4. The Board of Trustees elects among its members and with a proposal of the Board of Directors a Chairman and a Vice Chairman.
5. The Board of Directors may dismiss members of the Board of Trustees for cause.
§ 11 Responsibilities of the Board of Trustees
The Board of Trustees is responsible for the following:
a) advise the Board of Directors in scientific issues and in fulfilling the purpose of the foundation,
b) establish and maintain contacts to personalities and institutions ready and able to support the foundation.
§ 12 Taking of Decisions by the Board of Trustees
1. The Board of Trustees shall come together at least once a year in a regular meeting. The invitation shall be issued by the Chairman or in case of his non-availability by the Vice Chairman in writing at least four weeks prior to the meeting giving details about the agenda. Additional meetings of the Board of Trustees shall be convened if at least half of the members demand it in writing specifying the reasons. The Board of Trustees takes its decisions with a simple majority vote. If votes are equal, the Chairman’s vote or that of the Vice Chairman shall be decisive. The Board is quorate when at least half of the members appointed are present. Members unable to be present may still provide their votes in writing through members who are present.
2. Decisions may also be taken in a written circulation procedure, if all members of the Board of Trustees agree to choose this procedure.
3. The Chairman and the Vice Chairman / Vice Chairmen of the Board of Directors will participate in the meetings of the Board of Trustees in an advisory function.
§ 13 Fiscal Year / Financial Statement
1. The fiscal year is the calendar year.
2. The financial statement is to be reviewed by a certified auditor or audit firm.
§ 14 Amendments to the Statutes
1. Should fulfillment of the purpose of the foundation become impossible or senseless in view of a significant change of conditions, the Board of Directors may define a new purpose of the foundation. Decisions regarding a change of purpose require a qualified majority and in addition the consent of the Chairman and the Vice Chairman or Vice Chairmen. The new purpose of the foundation must be tax deductible as well.

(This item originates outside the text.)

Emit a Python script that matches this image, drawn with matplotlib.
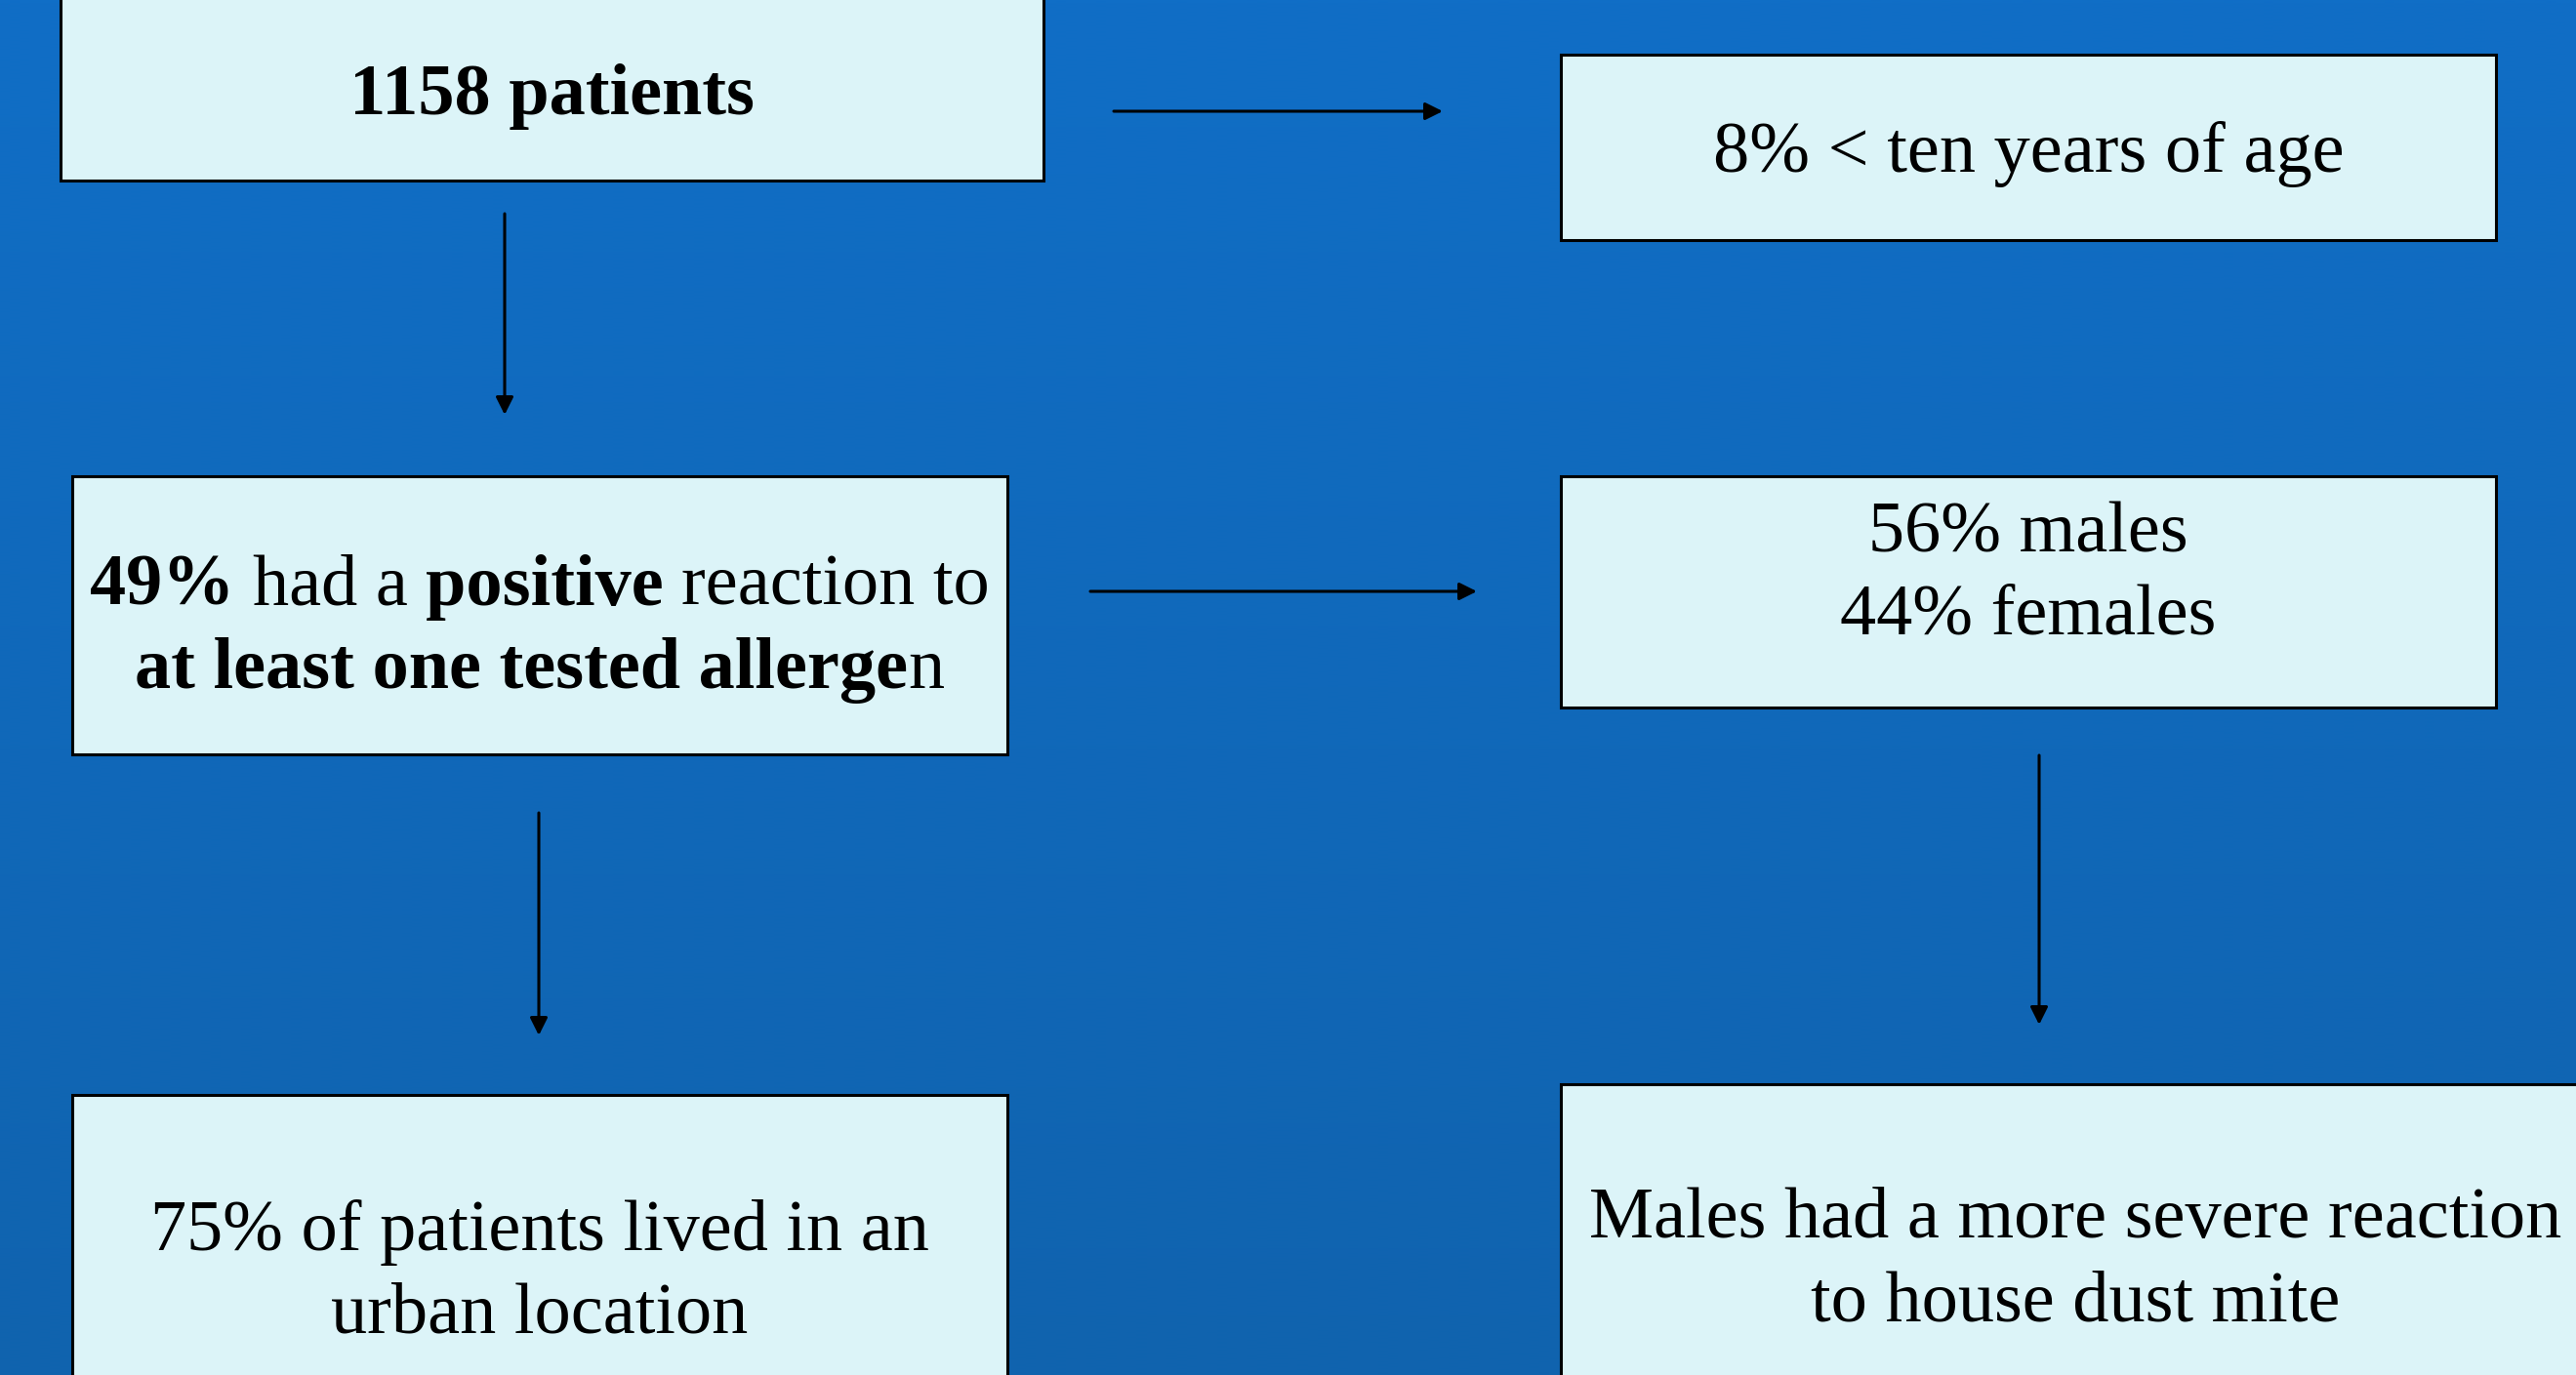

2. Any other change of statutes requires a simple majority vote of the Board of Directors.
§ 15 Dissolution of the Foundation
In case of dissolution or annulment of the foundation or in case of a loss of the tax-privileged purposes, the foundation’s assets will be transferred to Deutsche Herzstiftung e. V. or any other tax-privileged institution dealing with cardiovascular diseases bound to use the assets exclusively and directly for purposes equal or as close as possible to the charitable purposes. The decision is made by the Board of Directors.
§ 16 Foundation Regulatory Authority
1. The foundation is subject to government regulation in compliance with applicable foundation law.
2. The Board of Directors is obliged to submit to the regulatory authority the budget plan and the annual financial statement in compliance with applicable foundation law requirements.
§ 17
These statutes become effective on the day of approval.